Why realistic? Minimalistic?

I've seen my favorite being discussed, but I'd like to see more 
statistics on it: only train on all ham/spam messages automatically 
without any user interaction after an initial training phase of 
minimally 10-30 messages. This should automatically adapt to gradual 
changes. If this would really work, it would be my realistic variant... 
Integration into the MUA could only make it better.

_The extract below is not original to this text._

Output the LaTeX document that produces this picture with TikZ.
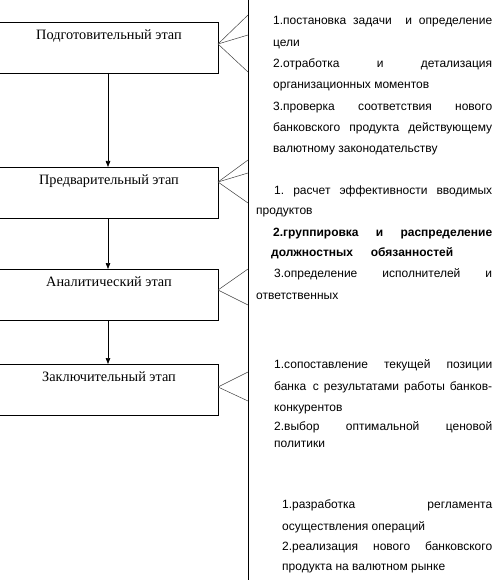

Hm. I just adapted weaktest to be a bit more flexible, such that all 
these strategies can be tested. There are four new flags to the 
weaktest.py program:

  -d <key>: selects the "decisionmaker"; i.e. the strategy used to decide
       whether a message is trained on. There is a choice between:
        all : train on all messages
        allbut0and100 : train on all spam < 0.995 and ham >0.005
        unsureandfalses : train on Unsure and fp/fn only
        unsureonly : train on Unsure only.
  -u <key>: selects the "update strategy".
        always : updates counts after every trained message
        sometimes : trains every 10th
  -m int : uses the first "int" messages for training only (default 10)
  -v : increases verbosity.

I'm open to ideas (and results).

Rob

-- 
Rob W.W. Hooft  ||  rob@hooft.net  ||  http://www.hooft.net/people/rob/